The bank told Mary they would not honor her mother’s power of attorney (POA), designating her as agent. They instead insisted she would need to apply for guardianship. Last week, I told you that the bank’s position violates New Jersey law.
Why? Because they did not have a specific reason for refusing to honor Mary’s POA. Instead they said they won’t honor any POA s which are not one of “their own”. New Jersey’s law on powers of attorney specifically states that “banking institutions shall accept and rely on a power of attorney which conforms to this act and shall permit the agent to act . . . provided that the banking institution shall refuse to rely on [the POA] if (1) the signature of the principal is not genuine, or (2) the employee of the banking institution . . . has received actual notice of the death of the principal, of the revocation of the POA or of the disability of the principal at the time of the execution of the POA.” The bank is not obligated to rely on the POA if it believes in good faith that one of these reasons is present.
The statute goes on further to state that if the bank refuses to honor the POA, it must provide in writing the reason for its rejection to the address provided to it by the agent. In Mary’s case, the bank has not acted in good faith. Mary’s mom is still alive. The bank has no basis to believe she revoked the document or that she was disabled at the time of the signing (that she lacked the legal capacity to sign). Mom signed the document in my office and I notarized it so it is clear the document is genuine.
As I said, the bank isn’t using any of those reasons.
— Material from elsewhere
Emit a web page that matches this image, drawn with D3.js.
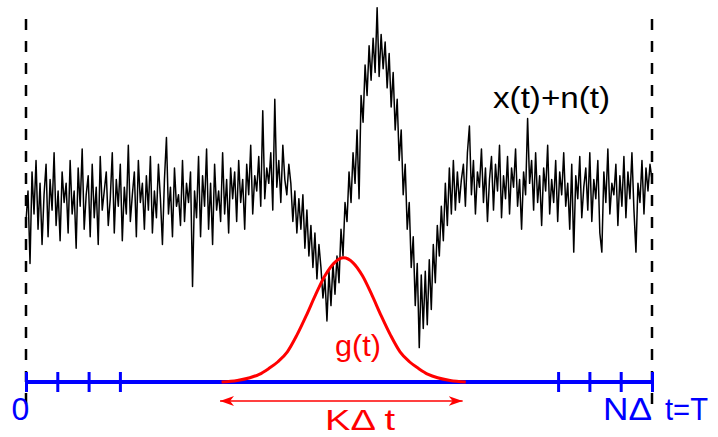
<!DOCTYPE html>
<html>
<head>
<meta charset="utf-8">
<script src="https://cdn.jsdelivr.net/npm/d3@7"></script>
<style>
  body { margin: 0; background: #fff; }
  text { font-family: "Liberation Sans", Arial, sans-serif; }
</style>
</head>
<body>
<div id="chart"></div>
<script>
// signal x(t)+n(t), one sample every ~2px (axis = 0, top = 100)
var signal = [
  42, 50, 31, 55, 44, 58, 40, 52, 36, 49, 57, 38, 53, 45, 60, 41, 50, 37, 55, 47,
  52, 39, 58, 44, 50, 35, 56, 46, 61, 40, 49, 54, 38, 57, 43, 51, 36, 59, 45, 50,
  55, 41, 48, 60, 39, 53, 46, 57, 37, 51, 44, 62, 42, 49, 55, 38, 58, 47, 52, 40,
  54, 45, 59, 39, 50, 43, 57, 48, 36, 53, 64, 44, 51, 38, 56, 46, 49, 41, 58, 42,
  52, 47, 55, 25, 50, 43, 59, 38, 54, 46, 61, 40, 52, 36, 57, 45, 50, 42, 60, 44, 53, 39, 56,
  48, 55, 42, 58, 47, 53, 40, 57, 49, 62, 44, 54, 50, 59, 46, 71, 48, 56, 52, 60,
  45, 74, 51, 58, 47, 62, 53, 49, 57,
  52, 42, 50, 39, 48, 40, 49, 35, 45, 33, 41, 30, 39, 27, 36,
  30, 22, 27, 16, 29, 20, 31, 23, 33, 26, 40, 33, 47, 42,
  55, 47, 60, 52, 66, 48, 75, 68, 83, 75, 88, 79, 90, 81, 98,
  80, 91, 82, 89, 77, 86, 72, 81, 66, 74, 58, 66, 49, 57, 40, 47, 30, 38, 20, 31,
  9, 28, 14, 29, 15, 32, 19, 36, 26, 41, 33, 46, 37, 52, 41, 56, 44, 58, 45, 55, 47, 53,
  57, 46, 60, 67, 49, 58, 44, 55, 51, 61, 47, 56, 42, 53, 59, 45, 57, 50, 62, 43,
  54, 48, 59, 44, 56, 51, 61, 46, 53, 40, 55, 49, 69, 52, 58, 45, 60, 47, 54, 41,
  56, 50, 62, 44, 53, 47, 58, 42, 55, 49, 60, 46, 52, 40, 57, 34, 54, 48, 59, 43,
  51, 56, 45, 60, 42, 53, 48, 58, 39, 34, 55, 47, 61, 44, 52, 49, 57, 41, 54, 46,
  59, 43, 55, 48, 60, 45, 34, 52, 47, 58, 44, 56, 50, 57, 53
];

// pulse g(t)
var gT = [6.25, 6.75, 7.15, 7.45, 7.75, 8.05, 8.35, 8.65, 8.95, 9.25, 9.55, 9.85, 10.15,
          10.45, 10.75, 11.05, 11.35, 11.65, 11.95, 12.25, 12.55, 12.85, 13.15, 13.55, 14.05];
var gV = [0, 0.4, 1.1, 2.0, 3.5, 5.3, 7.9, 12.2, 17.3, 22.8, 27.8, 31.2, 32.5,
          31.2, 27.8, 22.8, 17.3, 12.2, 7.9, 5.3, 3.5, 2.0, 1.1, 0.4, 0];

// time axis
var tMax = 20;
var tickVals = [0, 1, 2, 3, 17, 18, 19, 20];
var kSpan = [6.2, 13.95];

var svgWidth = 718;
var svgHeight = 437;

var svg = d3.select("#chart")
  .append("svg")
  .attr("width", svgWidth)
  .attr("height", svgHeight);

var x = d3.scaleLinear().domain([0, tMax]).range([26, 652]);
var y = d3.scaleLinear().domain([0, 100]).range([382, 0]);

var defs = svg.append("defs");
defs.append("marker")
  .attr("id", "arrow")
  .attr("viewBox", "0 -5 14 10")
  .attr("refX", 14)
  .attr("refY", 0)
  .attr("markerUnits", "userSpaceOnUse")
  .attr("markerWidth", 14)
  .attr("markerHeight", 10)
  .attr("orient", "auto-start-reverse")
  .append("path")
  .attr("d", "M0,-5 L14,0 L0,5 L4,0 Z")
  .attr("fill", "#ff0000");

// dashed boundaries at t=0 and t=T
svg.selectAll(".bound")
  .data([0, tMax])
  .enter()
  .append("line")
  .attr("class", "bound")
  .attr("x1", d => x(d))
  .attr("x2", d => x(d))
  .attr("y1", 19)
  .attr("y2", 405)
  .attr("stroke", "#000")
  .attr("stroke-width", 2.5)
  .attr("stroke-dasharray", "11,11");

// noisy signal
var line = d3.line()
  .x((d, i) => x(i * tMax / (signal.length - 1)))
  .y(d => y(d));

svg.append("path")
  .datum(signal)
  .attr("d", line)
  .attr("fill", "none")
  .attr("stroke", "#000")
  .attr("stroke-width", 1.5)
  .attr("stroke-linejoin", "round");

// blue time axis
svg.append("line")
  .attr("x1", x(0))
  .attr("x2", x(tMax))
  .attr("y1", y(0))
  .attr("y2", y(0))
  .attr("stroke", "#0000ff")
  .attr("stroke-width", 4);

var axis = svg.append("g")
  .attr("transform", `translate(0, ${y(0) - 10})`)
  .call(d3.axisBottom(x).tickValues(tickVals).tickSize(20).tickFormat(""));
axis.select(".domain").remove();
axis.selectAll(".tick line")
  .attr("stroke", "#0000ff")
  .attr("stroke-width", 3);

// pulse
var gLine = d3.line()
  .x((d, i) => x(gT[i]))
  .y(d => y(d))
  .curve(d3.curveMonotoneX);

svg.append("path")
  .datum(gV)
  .attr("d", gLine)
  .attr("fill", "none")
  .attr("stroke", "#ff0000")
  .attr("stroke-width", 3);

// K delta t arrow
svg.append("line")
  .attr("x1", x(kSpan[0]))
  .attr("x2", x(kSpan[1]))
  .attr("y1", 401)
  .attr("y2", 401)
  .attr("stroke", "#ff0000")
  .attr("stroke-width", 1.3)
  .attr("marker-start", "url(#arrow)")
  .attr("marker-end", "url(#arrow)");

// labels
svg.append("text")
  .attr("x", 493).attr("y", 108)
  .attr("font-size", 29)
  .attr("textLength", 117)
  .attr("lengthAdjust", "spacingAndGlyphs")
  .attr("fill", "#000")
  .text("x(t)+n(t)");

svg.append("text")
  .attr("x", 335).attr("y", 356)
  .attr("font-size", 30)
  .attr("textLength", 46)
  .attr("lengthAdjust", "spacingAndGlyphs")
  .attr("fill", "#ff0000")
  .text("g(t)");

svg.append("text")
  .attr("x", 325).attr("y", 430)
  .attr("font-size", 30)
  .attr("textLength", 70)
  .attr("lengthAdjust", "spacingAndGlyphs")
  .attr("fill", "#ff0000")
  .text("KΔ t");

svg.append("text")
  .attr("x", 20.5).attr("y", 420)
  .attr("font-size", 32)
  .attr("text-anchor", "middle")
  .attr("fill", "#0000ff")
  .text("0");

svg.append("text")
  .attr("x", 603).attr("y", 420)
  .attr("font-size", 32)
  .attr("textLength", 49)
  .attr("lengthAdjust", "spacingAndGlyphs")
  .attr("fill", "#0000ff")
  .text("NΔ");

svg.append("text")
  .attr("x", 665).attr("y", 420)
  .attr("font-size", 32)
  .attr("textLength", 43)
  .attr("lengthAdjust", "spacingAndGlyphs")
  .attr("fill", "#0000ff")
  .text("t=T");
</script>
</body>
</html>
But, the law doesn’t allow it to reject the POA for any other reasons. I asked Mary for the phone number of the person at the bank she had been dealing with. When I called, that person put me in touch with someone in their legal department. Sure enough I got the same explanation of their “policy”. When I pointed out the language in the statute and that if we had to pursue guardianship, we would ask the court to order the bank to pay all attorney fees and court costs associated with an unnecessary legal action, he started to back pedal. “Maybe we can accept the POA,” he told me.
After an internal conversation within the bank, he called back and said everything would be OK. Mary would be able to access Mom’s account using our POA. Of course, it shouldn’t have been this difficult. The law is pretty clear on what a bank can and can’t do. But, the bank was looking out for its own interests in this case to the detriment of its customer. They are concerned about potential fraud. Requiring a court ordered guardian to be appointed in each case covers the bank. But the bank imposed a more restrictive process than what the law requires. What they can’t do is make their own rules if those rules violate state law.